Principia

So does this hold true for any closed path around the surface of the fixed ball?

Silent Acorns

Good question. In the previous case all direction changes were orthagonal. I did a little testing with my "cube" model and found that such movements always bring the ball back to the original position. The cube model is almost useless for non-orthagonal changes in direction.

Tronvillan's mental model also strongly suggests to me that it's true for all paths.

tronvillain

Good question. I am not totally sure, but I think it does. While I am incapable of manipulating my mental model in anything other than longitudinal and latitudinal rolls, any closed path could be approximated by many such rolls, and in that case it would certainly hold. You can make the approximation as close as you like just by making each step smaller and increasing the number of steps, so unless I am missing something the answer would seem to be that it does hold true.

*chuckle* I like that we both needlessly identified it as a good question.

Silent Acorns

Just thought that I'd note that in at least some features of diagonals cannot be thought of as an infinite series of 90 degree turns. Consider the "staircase model" of the Pythagorean triangle.

._
| |_
| . |_
| . . |_
| . . . |_
|_________|

If the stair case climbs a height of H and covers a horizontal distance of L the total length of the carpet with no thickness on the staircase will always be H+L no matter how small the individual steps are.

Principia

I think the implication here is that there is a strict one-to-one mapping for the orientation of the moving ball to any position on the fixed ball, regardless of the path it took to get there...

I can see it...

Jesse

I think it works for any path. Imagine a ball with both lines of latitude and longitude drawn on it, but instead of putting it on another ball, put it on the surface of a mirror. Now keep the center of the ball fixed but allow it to rotate in any way you want. Since its mirror image is always rotating the opposite way, then if you imagine keeping the reflected ball's orientation fixed this would look just like one ball rolling on another with points along the circle the ball is rolling on rotating at twice the rate they would if the ball was sliding, which is just how rolling is supposed to work.

Principia

Very nice!

Jayjay

I think we have a winner! :notworthy

Principia

Just so that you guys can see what other people came up with as solutions (I believe that was the original thread.)

Silent Acorns

Just wanted to add that the total distance travelled using an infinite series of 90 degree turns won't be the same as along a diagonal or curved line. Since distance travelled is directly related to the amount of rotation we can't just assume that the position will always be the same.
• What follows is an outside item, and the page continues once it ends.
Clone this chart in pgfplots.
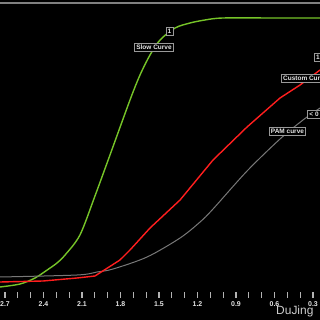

However, if the answer to Principia's quetion is "yes" then for any final position on the fixed ball the final orientation of the moving ball is independent of the path taken (i.e. it is a function of the initial and final positions alone). This would suggest that for every point on the fixed ball there is a unique point on the moving ball where the two will touch each other. Obviously, every point on the moving ball can come into contact with the fixed ball, so either the pathway is irrelevent to the final orientation or all orientations are possible at all points.

If we "unroll" the two spheres into two plane surfaces (say two circles with the same area as the surface area of the spheres) it seems clear to me that the rolling of the sphere is analagous to a single point moving over top of two stationary circles (one on top of the other). The moving point represents the contact of the two spheres and the fact that the two circles don't move represents the fact that the orientation is only a function of the current postion of the contact point.